Stated exercise -
Extract the listing in its entirety, keeping each line identical to the original.

============================================================

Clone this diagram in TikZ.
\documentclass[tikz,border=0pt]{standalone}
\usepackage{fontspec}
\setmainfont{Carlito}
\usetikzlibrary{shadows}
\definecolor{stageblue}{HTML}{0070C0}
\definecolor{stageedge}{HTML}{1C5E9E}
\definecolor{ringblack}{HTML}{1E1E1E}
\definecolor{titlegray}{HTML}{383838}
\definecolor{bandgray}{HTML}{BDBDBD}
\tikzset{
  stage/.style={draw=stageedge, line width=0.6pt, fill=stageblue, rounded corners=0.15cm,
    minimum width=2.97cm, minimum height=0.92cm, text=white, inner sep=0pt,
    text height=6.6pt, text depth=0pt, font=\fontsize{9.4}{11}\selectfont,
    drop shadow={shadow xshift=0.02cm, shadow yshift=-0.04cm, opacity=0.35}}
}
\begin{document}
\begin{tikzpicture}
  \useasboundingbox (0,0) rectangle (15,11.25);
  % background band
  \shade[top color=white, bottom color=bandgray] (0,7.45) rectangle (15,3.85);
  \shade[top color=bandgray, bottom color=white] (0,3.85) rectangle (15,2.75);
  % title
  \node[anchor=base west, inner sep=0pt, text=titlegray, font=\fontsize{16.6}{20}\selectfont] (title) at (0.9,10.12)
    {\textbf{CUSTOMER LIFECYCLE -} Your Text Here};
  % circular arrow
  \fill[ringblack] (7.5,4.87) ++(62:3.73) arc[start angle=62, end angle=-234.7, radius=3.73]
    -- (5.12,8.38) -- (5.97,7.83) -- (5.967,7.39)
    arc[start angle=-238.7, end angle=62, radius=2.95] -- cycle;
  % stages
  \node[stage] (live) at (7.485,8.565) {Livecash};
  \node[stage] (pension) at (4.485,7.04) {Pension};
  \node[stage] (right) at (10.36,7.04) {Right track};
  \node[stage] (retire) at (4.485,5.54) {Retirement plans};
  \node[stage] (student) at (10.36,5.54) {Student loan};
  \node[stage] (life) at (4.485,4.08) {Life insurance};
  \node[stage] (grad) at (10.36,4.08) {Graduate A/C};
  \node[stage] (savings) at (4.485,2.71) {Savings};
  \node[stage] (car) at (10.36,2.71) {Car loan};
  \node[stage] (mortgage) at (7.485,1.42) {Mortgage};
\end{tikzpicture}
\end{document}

============================================================

Written response -
Clone this diagram in TikZ.
\documentclass[tikz,border=0pt]{standalone}
\usepackage{fontspec}
\setmainfont{Carlito}
\usetikzlibrary{shadows}
\definecolor{stageblue}{HTML}{0070C0}
\definecolor{stageedge}{HTML}{1C5E9E}
\definecolor{ringblack}{HTML}{1E1E1E}
\definecolor{titlegray}{HTML}{383838}
\definecolor{bandgray}{HTML}{BDBDBD}
\tikzset{
  stage/.style={draw=stageedge, line width=0.6pt, fill=stageblue, rounded corners=0.15cm,
    minimum width=2.97cm, minimum height=0.92cm, text=white, inner sep=0pt,
    text height=6.6pt, text depth=0pt, font=\fontsize{9.4}{11}\selectfont,
    drop shadow={shadow xshift=0.02cm, shadow yshift=-0.04cm, opacity=0.35}}
}
\begin{document}
\begin{tikzpicture}
  \useasboundingbox (0,0) rectangle (15,11.25);
  % background band
  \shade[top color=white, bottom color=bandgray] (0,7.45) rectangle (15,3.85);
  \shade[top color=bandgray, bottom color=white] (0,3.85) rectangle (15,2.75);
  % title
  \node[anchor=base west, inner sep=0pt, text=titlegray, font=\fontsize{16.6}{20}\selectfont] (title) at (0.9,10.12)
    {\textbf{CUSTOMER LIFECYCLE -} Your Text Here};
  % circular arrow
  \fill[ringblack] (7.5,4.87) ++(62:3.73) arc[start angle=62, end angle=-234.7, radius=3.73]
    -- (5.12,8.38) -- (5.97,7.83) -- (5.967,7.39)
    arc[start angle=-238.7, end angle=62, radius=2.95] -- cycle;
  % stages
  \node[stage] (live) at (7.485,8.565) {Livecash};
  \node[stage] (pension) at (4.485,7.04) {Pension};
  \node[stage] (right) at (10.36,7.04) {Right track};
  \node[stage] (retire) at (4.485,5.54) {Retirement plans};
  \node[stage] (student) at (10.36,5.54) {Student loan};
  \node[stage] (life) at (4.485,4.08) {Life insurance};
  \node[stage] (grad) at (10.36,4.08) {Graduate A/C};
  \node[stage] (savings) at (4.485,2.71) {Savings};
  \node[stage] (car) at (10.36,2.71) {Car loan};
  \node[stage] (mortgage) at (7.485,1.42) {Mortgage};
\end{tikzpicture}
\end{document}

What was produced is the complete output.